- [Recorded information]
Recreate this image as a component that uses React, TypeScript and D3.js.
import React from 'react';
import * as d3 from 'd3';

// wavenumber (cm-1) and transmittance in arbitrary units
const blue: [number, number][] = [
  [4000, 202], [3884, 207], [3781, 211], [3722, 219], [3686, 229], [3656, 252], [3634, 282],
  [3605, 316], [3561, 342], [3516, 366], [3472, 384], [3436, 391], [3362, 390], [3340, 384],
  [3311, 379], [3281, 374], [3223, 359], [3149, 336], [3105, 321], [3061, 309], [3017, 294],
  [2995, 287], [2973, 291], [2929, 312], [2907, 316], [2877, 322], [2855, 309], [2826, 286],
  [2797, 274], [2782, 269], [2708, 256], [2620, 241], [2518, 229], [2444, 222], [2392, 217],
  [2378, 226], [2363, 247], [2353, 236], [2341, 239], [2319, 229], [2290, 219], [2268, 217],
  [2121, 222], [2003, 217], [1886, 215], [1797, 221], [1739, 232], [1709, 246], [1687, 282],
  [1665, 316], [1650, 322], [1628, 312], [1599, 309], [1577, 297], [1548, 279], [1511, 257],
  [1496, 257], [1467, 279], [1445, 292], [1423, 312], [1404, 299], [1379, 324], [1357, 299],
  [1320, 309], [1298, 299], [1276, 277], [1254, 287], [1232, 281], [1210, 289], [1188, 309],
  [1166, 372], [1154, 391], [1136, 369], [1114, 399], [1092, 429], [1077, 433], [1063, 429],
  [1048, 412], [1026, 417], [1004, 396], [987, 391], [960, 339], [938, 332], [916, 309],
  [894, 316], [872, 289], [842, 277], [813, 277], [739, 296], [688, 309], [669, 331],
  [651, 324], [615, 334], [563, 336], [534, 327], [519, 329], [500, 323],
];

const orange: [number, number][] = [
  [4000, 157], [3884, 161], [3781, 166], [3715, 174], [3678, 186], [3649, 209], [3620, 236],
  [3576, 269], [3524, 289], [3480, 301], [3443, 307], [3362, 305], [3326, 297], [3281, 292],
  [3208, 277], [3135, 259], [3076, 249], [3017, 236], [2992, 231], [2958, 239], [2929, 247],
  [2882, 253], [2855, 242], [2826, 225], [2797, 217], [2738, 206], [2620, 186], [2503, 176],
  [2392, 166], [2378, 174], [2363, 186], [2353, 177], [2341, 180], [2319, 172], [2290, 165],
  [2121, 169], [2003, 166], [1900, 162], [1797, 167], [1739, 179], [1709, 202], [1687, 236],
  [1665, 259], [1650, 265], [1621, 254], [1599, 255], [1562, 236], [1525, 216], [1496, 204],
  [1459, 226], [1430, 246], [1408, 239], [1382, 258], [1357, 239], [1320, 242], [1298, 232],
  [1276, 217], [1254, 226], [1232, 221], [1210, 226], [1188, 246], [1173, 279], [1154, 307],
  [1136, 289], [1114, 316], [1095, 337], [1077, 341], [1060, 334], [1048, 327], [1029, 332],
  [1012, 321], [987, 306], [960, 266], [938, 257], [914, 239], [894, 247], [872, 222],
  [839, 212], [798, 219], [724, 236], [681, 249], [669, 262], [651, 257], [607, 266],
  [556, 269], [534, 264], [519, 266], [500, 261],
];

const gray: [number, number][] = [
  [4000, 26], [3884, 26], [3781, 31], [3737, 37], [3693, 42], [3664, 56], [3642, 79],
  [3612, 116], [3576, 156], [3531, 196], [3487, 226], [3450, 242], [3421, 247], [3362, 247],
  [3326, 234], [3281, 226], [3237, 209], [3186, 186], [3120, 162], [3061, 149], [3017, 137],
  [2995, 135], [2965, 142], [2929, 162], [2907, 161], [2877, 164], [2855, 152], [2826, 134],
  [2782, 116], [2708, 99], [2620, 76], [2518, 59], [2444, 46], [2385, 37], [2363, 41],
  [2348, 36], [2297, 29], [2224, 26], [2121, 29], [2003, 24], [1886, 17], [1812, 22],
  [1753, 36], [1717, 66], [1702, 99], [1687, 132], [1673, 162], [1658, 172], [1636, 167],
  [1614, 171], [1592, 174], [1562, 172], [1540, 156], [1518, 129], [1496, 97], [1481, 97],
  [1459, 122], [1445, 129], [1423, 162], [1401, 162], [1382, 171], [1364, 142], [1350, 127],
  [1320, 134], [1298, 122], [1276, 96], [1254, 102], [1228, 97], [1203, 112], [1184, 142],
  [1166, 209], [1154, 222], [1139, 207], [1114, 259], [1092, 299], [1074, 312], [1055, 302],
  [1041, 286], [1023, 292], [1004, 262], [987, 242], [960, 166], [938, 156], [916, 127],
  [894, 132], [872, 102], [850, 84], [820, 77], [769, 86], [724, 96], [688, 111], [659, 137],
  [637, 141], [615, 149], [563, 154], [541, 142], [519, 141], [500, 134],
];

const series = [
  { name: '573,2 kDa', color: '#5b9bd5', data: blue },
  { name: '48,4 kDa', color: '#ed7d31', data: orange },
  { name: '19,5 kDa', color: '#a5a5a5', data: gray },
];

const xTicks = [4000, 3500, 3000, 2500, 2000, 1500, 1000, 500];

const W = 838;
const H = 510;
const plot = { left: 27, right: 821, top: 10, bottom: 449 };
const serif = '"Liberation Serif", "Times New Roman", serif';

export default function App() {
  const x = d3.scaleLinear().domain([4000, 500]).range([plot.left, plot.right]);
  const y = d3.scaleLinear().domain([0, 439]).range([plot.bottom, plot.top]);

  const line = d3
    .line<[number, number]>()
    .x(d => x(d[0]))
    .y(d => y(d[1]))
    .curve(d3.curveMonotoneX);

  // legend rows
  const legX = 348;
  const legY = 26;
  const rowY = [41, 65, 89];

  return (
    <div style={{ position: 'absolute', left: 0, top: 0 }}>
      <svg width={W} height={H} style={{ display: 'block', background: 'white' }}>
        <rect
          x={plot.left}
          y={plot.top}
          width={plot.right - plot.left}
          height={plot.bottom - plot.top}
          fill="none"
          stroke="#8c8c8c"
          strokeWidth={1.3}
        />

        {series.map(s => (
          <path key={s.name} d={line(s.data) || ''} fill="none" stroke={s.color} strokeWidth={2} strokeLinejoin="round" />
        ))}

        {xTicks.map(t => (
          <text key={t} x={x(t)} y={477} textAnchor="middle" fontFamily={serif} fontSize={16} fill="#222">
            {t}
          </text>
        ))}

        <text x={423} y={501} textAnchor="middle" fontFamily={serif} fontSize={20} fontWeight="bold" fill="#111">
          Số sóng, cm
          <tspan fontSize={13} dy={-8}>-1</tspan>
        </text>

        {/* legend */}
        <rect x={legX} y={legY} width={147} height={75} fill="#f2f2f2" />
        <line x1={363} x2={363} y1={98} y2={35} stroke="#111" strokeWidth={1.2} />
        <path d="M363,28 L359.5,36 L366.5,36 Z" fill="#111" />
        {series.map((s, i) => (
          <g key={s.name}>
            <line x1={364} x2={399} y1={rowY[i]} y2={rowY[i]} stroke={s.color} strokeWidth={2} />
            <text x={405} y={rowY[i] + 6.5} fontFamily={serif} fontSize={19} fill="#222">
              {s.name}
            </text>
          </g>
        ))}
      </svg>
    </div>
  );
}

- [Description of the task] Everything from the first line through the line containing "import * as d3 from 'd3';" should be quoted exactly, and nothing beyond it.

- [Task solution]
Recreate this image as a component that uses React, TypeScript and D3.js.
import React from 'react';
import * as d3 from 'd3';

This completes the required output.